In the end, perhaps, the world granted all the personal recognition that since boyhood he felt he had been denied. At age eighty-four, in 1727, Sir Isaac Newton died in his sleep and was buried with pomp and ceremony in Westminster Abbey, London. His epitaph broadcasts the spin on his work that the church demanded: “Diligent, sagacious and faithful, in his expositions of nature, antiquity and the Holy Scriptures, he vindicated by his philosophy the majesty of God mighty and good and expressed the simplicity of the gospel in his manners.”
In one of the most famous “epitaphs” in history, although not one carved in stone, Alexander Pope wrote: “Nature and nature’s laws lay hid in night; God said, ‘Let Newton be’ and all was light." This “spin” on Newton’s achievements, one Newton himself asserted, would become a first premise of the Age of Enlightenment. In nature, we read God’s intentions for human society, for morality, for worship.

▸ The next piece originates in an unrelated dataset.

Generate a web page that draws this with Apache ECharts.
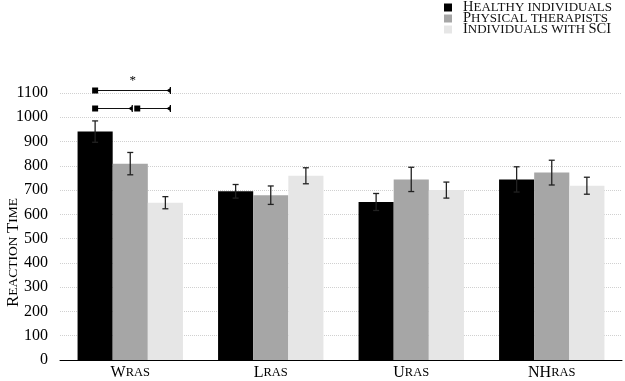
<!DOCTYPE html>
<html>
<head>
<meta charset="utf-8">
<script src="https://cdn.jsdelivr.net/npm/echarts@6/dist/echarts.min.js"></script>
<style>
  html, body { margin: 0; padding: 0; background: #fff; }
  #main { width: 625px; height: 381px; }
</style>
</head>
<body>
<div id="main"></div>
<script>
// data
var categories = ['WRAS', 'LRAS', 'URAS', 'NHRAS'];
var catLabels = { WRAS: ['W', 'RAS'], LRAS: ['L', 'RAS'], URAS: ['U', 'RAS'], NHRAS: ['NH', 'RAS'] };
var seriesNames = ['Healthy individuals', 'Physical therapists', 'Individuals with SCI'];
var healthy = [941, 695, 651, 744];
var healthyErr = [44, 28, 35, 52];
var therapists = [809, 679, 744, 772];
var therapistsErr = [46, 38, 50, 51];
var sci = [648, 759, 700, 718];
var sciErr = [25, 33, 33, 35];
var yMin = 0, yMax = 1100, yStep = 100;
// significance brackets: [category, from group, to group, value, star]
var sigLines = [
    [0, 0, 2, 1112, 1],
    [0, 0, 1, 1040, 0],
    [0, 1, 2, 1040, 0]
];

var colors = ['#000000', '#a6a6a6', '#e6e6e6'];
var font = 'Liberation Serif';
var gapRatio = 0.25;

var chart = echarts.init(document.getElementById('main'));

// small caps helper: first letters big, rest small
function sc(big, small) {
    return '{b|' + big + '}{s|' + small + '}';
}

function errSeries(k, vals, errs) {
    return {
        type: 'custom',
        z: 5,
        silent: true,
        data: vals.map(function (v, i) { return [i, v, errs[i]]; }),
        renderItem: function (params, api) {
            var i = api.value(0), v = api.value(1), e = api.value(2);
            var bw = api.size([1, 0])[0];
            var barW = bw * (1 - gapRatio) / 3;
            var x = api.coord([i, v])[0] + (k - 1) * barW;
            var yTop = api.coord([i, v + e])[1];
            var yBot = api.coord([i, v - e])[1];
            var st = { stroke: '#222', lineWidth: 1.3 };
            return {
                type: 'group',
                children: [
                    { type: 'line', shape: { x1: x, y1: yTop, x2: x, y2: yBot }, style: st },
                    { type: 'line', shape: { x1: x - 3, y1: yTop, x2: x + 3, y2: yTop }, style: st },
                    { type: 'line', shape: { x1: x - 3, y1: yBot, x2: x + 3, y2: yBot }, style: st }
                ]
            };
        }
    };
}

var sigSeries = {
    type: 'custom',
    z: 6,
    silent: true,
    data: sigLines,
    renderItem: function (params, api) {
        var i = api.value(0), from = api.value(1), to = api.value(2), v = api.value(3), star = api.value(4);
        var bw = api.size([1, 0])[0];
        var barW = bw * (1 - gapRatio) / 3;
        var c = api.coord([i, v]);
        var y = Math.round(c[1]) + 0.5;
        var x1 = c[0] + (from - 1) * barW + (from > 0 ? 7 : 0);
        var x2 = c[0] + (to - 1) * barW + (to === 2 ? 5 : 2);
        var kids = [
            { type: 'line', shape: { x1: x1, y1: y, x2: x2, y2: y }, style: { stroke: '#111', lineWidth: 1.2 } },
            { type: 'rect', shape: { x: x1 - 3, y: y - 3, width: 6, height: 6 }, style: { fill: '#000' } },
            { type: 'polygon', shape: { points: [[x2 - 4, y], [x2, y - 2.5], [x2, y + 2.5]] }, style: { fill: '#000' } },
            { type: 'line', shape: { x1: x2, y1: y - 3.5, x2: x2, y2: y + 3.5 }, style: { stroke: '#000', lineWidth: 1.2 } }
        ];
        if (star) {
            kids.push({
                type: 'text',
                style: { text: '*', x: (x1 + x2) / 2, y: y - 3, align: 'center', verticalAlign: 'bottom', font: '13px ' + font, fill: '#000' }
            });
        }
        return { type: 'group', children: kids };
    }
};

var richLegend = {
    p: { width: 6, lineHeight: 11 },
    b: { fontSize: 14.5, fontFamily: font, color: '#111', lineHeight: 11 },
    s: { fontSize: 13, fontFamily: font, color: '#111', lineHeight: 11 }
};

var option = {
    animation: false,
    color: colors,
    legend: {
        orient: 'vertical',
        left: 444,
        top: 0,
        padding: 0,
        itemWidth: 8,
        itemHeight: 8,
        itemGap: -4,
        icon: 'rect',
        data: seriesNames,
        formatter: function (name) {
            // small caps: only the first letter and true capitals stay large
            var tail = name.slice(1).toUpperCase();
            var out = '{p| }{b|' + name.charAt(0) + '}';
            if (/SCI$/.test(name)) {
                out += '{s|' + tail.replace(/SCI$/, '') + '}{b|SCI}';
            } else {
                out += '{s|' + tail + '}';
            }
            return out;
        },
        textStyle: { rich: richLegend, lineHeight: 11 }
    },
    grid: { left: 60, right: 3, top: 93, bottom: 21, outerBoundsMode: 'none' },
    xAxis: {
        type: 'category',
        data: categories,
        axisLine: { lineStyle: { color: '#000', width: 1 } },
        axisTick: { show: false },
        axisLabel: {
            margin: 5,
            formatter: function (v) { return sc(catLabels[v][0], catLabels[v][1]); },
            rich: {
                b: { fontSize: 16, fontFamily: font, color: '#000' },
                s: { fontSize: 12.5, fontFamily: font, color: '#000' }
            }
        }
    },
    yAxis: {
        type: 'value',
        min: yMin,
        max: yMax,
        interval: yStep,
        name: sc('R', 'EACTION ') + sc('T', 'IME'),
        nameLocation: 'middle',
        nameGap: 38,
        nameMoveOverlap: false,
        nameTextStyle: {
            padding: [0, 52, 0, 0],
            rich: {
                b: { fontSize: 17, fontFamily: font, color: '#000' },
                s: { fontSize: 13.5, fontFamily: font, color: '#000' }
            }
        },
        axisLine: { show: false },
        axisTick: { show: false },
        axisLabel: {
            fontSize: 16, fontFamily: font, color: '#000', margin: 12,
            formatter: function (v) { return String(v); }
        },
        splitLine: { lineStyle: { color: '#d0d0d0', type: 'dotted', width: 1 } }
    },
    series: [
        { name: seriesNames[0], type: 'bar', data: healthy, barGap: '0%', barCategoryGap: '25%', itemStyle: { color: colors[0] } },
        { name: seriesNames[1], type: 'bar', data: therapists, itemStyle: { color: colors[1] } },
        { name: seriesNames[2], type: 'bar', data: sci, itemStyle: { color: colors[2] } },
        errSeries(0, healthy, healthyErr),
        errSeries(1, therapists, therapistsErr),
        errSeries(2, sci, sciErr),
        sigSeries
    ]
};

chart.setOption(option);
</script>
</body>
</html>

But the deists used logical consistency, a prime value of the Age of Enlightenment, to snatch Newton’s message away from religions of the gospels. God is the architect, the workman, who fashioned the universe. We know nothing of Him but from the evidence of His handiwork. Revelation, the gospels, miracles, the content of the Bible itself cannot be confirmed by observation of nature. Nature gives no evidence of heaven or hell. Infer God as Newton inferred the laws governing existence. Study nature to know the divine intent for humankind. No other source warrants our attention.
It is fair to say, I think, that the eighteenth-century Age of Enlightenment, following the seventeenth- century Scientific Revolution, devoted itself to deriving every implication of that view for the whole of mankind’s quest for knowledge.
The creation is the Bible of the Deist. He there reads, in the handwriting of the Creator himself, the certainty of His existence and the immutability of His power, and all other Bibles and Testaments are to him forgeries.
Thomas Paine

The question before the human race is, whether the God of nature shall govern the world by his own laws, or whether priests and kings shall rule it by fictitious miracles?